Increased costs of health benefits
The study found that 87% of HREs and 89% of employees strongly agree that health insurance is too expensive. They also agree that it’s not going to get better any time soon thanks to the pandemic which will likely push costs even higher.
Other key findings:
- 35% of employees and 46% of HREs believe employees need to take on a bigger portion of their healthcare costs
- 77% of HREs say they want to lower the healthcare costs for employees but don’t have the resources they need to do so, and
- 63% of HREs feel “overwhelmed about making the best choices for [their] employees.”
At this point, being able to say your company pays 100% of employees’ healthcare costs or even 90% is a huge attraction and retention tool. People seek these employers out, which is important to know since 66% of employees in the study said they’re thinking about changing jobs next year or they’ve already started or recently finished changing jobs.
Focus on chronic conditions
While the pandemic had employers focused on everything they could do to keep their people safe from COVID-19, it’s time to pivot and focus on what the world is dealing with now – chronic conditions that were made worse because people didn’t seek out care during the pandemic.
This change of focus relates directly to the fact that 73% of HREs say they’re concerned that their people may now be sick with chronic illnesses due to their lack of wellness checks during the pandemic.
And it’s true. Sixty-three percent of employees said they put off preventive appointments and screenings for more than two years.
Another study by Quest, Health Trends, found there was a decline in new cancer diagnosis rates as well as other diseases during the pandemic. And as we all know, preventive care leads to early detection of chronic illnesses and better health outcomes.
What are employers to do?
The pandemic placed HREs’ focus on keeping employees safe from COVID-19 and then helping people with their mental health. Now, with chronic conditions taking the spotlight, 84% of HREs are still concerned about their employees’ mental health, but 85% are also concerned with their employees’ physical health.
“Our report highlights the strategic importance of employer-based healthcare strategies that deliver comprehensive mental and physical health benefits,” said Cecilia McKenney, senior VP and CHRO, at Quest Diagnostics.
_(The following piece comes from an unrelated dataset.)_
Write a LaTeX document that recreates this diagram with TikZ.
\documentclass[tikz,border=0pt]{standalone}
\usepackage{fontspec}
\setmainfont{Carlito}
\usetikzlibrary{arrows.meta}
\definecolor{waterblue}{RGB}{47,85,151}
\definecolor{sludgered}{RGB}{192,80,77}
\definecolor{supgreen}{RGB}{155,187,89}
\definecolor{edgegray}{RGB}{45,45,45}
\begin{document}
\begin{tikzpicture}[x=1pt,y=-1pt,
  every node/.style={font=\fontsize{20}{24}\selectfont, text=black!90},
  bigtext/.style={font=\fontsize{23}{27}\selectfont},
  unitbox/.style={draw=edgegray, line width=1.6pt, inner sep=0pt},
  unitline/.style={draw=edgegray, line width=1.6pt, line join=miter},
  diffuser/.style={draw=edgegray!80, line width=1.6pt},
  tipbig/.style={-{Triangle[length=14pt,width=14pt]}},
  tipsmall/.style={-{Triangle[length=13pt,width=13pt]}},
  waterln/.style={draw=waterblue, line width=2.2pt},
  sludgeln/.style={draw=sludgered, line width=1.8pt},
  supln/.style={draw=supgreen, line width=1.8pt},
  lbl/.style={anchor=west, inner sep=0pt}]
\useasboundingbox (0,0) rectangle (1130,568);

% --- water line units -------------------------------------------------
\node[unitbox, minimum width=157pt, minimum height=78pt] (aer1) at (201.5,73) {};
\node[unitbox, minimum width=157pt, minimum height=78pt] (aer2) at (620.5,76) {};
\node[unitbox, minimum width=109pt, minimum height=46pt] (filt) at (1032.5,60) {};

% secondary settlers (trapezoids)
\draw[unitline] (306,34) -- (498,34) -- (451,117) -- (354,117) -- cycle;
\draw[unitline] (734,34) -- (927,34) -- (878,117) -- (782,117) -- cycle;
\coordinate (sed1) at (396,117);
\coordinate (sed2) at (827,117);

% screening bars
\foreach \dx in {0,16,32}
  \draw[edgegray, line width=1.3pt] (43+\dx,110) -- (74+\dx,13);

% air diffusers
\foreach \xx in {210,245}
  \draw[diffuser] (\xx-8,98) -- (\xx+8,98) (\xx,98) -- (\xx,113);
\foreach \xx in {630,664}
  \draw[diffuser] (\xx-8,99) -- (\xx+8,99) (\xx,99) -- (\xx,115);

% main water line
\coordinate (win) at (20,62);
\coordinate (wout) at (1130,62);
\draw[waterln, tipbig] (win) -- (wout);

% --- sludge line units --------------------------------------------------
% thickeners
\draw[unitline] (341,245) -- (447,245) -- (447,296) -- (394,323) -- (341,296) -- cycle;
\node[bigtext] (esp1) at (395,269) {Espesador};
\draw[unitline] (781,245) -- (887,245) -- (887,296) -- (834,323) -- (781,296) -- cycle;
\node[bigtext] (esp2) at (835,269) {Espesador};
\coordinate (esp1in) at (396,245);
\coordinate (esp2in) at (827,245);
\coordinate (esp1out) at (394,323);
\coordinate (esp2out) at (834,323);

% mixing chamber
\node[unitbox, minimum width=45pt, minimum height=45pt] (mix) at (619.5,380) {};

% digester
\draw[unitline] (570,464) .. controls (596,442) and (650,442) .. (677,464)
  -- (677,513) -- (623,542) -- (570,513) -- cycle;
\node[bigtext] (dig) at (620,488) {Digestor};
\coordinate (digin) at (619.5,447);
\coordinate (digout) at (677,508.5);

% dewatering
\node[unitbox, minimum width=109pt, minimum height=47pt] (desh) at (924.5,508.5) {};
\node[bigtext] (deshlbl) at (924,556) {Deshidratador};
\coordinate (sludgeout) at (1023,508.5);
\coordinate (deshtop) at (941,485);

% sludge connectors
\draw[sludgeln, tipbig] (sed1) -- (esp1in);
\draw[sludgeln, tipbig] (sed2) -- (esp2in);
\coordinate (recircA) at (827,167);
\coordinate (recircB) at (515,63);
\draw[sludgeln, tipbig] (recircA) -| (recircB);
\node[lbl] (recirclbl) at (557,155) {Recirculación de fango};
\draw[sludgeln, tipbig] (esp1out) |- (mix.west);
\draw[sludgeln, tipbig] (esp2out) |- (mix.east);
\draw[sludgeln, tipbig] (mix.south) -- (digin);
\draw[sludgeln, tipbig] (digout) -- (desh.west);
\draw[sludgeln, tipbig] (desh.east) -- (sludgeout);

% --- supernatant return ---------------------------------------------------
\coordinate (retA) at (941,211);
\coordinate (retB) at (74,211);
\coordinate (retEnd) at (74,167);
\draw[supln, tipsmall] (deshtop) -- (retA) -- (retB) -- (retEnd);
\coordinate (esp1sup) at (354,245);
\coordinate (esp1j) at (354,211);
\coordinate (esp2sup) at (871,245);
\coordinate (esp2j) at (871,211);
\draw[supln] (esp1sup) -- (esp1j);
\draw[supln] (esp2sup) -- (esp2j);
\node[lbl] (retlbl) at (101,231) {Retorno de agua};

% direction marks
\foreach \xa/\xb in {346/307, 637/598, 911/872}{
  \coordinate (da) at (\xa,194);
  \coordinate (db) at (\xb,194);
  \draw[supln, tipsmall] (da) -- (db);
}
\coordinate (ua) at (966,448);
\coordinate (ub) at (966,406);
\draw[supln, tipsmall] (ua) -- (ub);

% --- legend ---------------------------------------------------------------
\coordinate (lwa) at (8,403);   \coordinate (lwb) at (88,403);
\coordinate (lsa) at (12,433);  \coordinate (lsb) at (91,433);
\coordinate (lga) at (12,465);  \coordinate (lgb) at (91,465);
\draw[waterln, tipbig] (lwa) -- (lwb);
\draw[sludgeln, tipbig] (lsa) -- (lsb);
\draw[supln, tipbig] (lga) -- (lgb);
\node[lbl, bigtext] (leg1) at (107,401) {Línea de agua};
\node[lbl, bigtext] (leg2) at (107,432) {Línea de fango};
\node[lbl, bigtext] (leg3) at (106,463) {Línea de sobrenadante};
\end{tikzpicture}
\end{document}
Now, employee health screenings are a must-have benefit to be an employer of choice, according to 90% of HREs and 89% of employees.
Of course, telehealth and at-home screenings will play a big part in expanding care to employees in 2023. Both HREs and employees say they’re comfortable with at-home biometric testing. In fact, 76% of employees said they’d get more screenings if they could do them at home.
Adding these benefits will be a huge boon for employers. But they can’t replace in-person screenings. Employers will now have to provide access to both.
Why?
Because 66% of HREs and 74% of employees believe at-home screenings are meant to be a complement – not a replacement to – in-person screenings.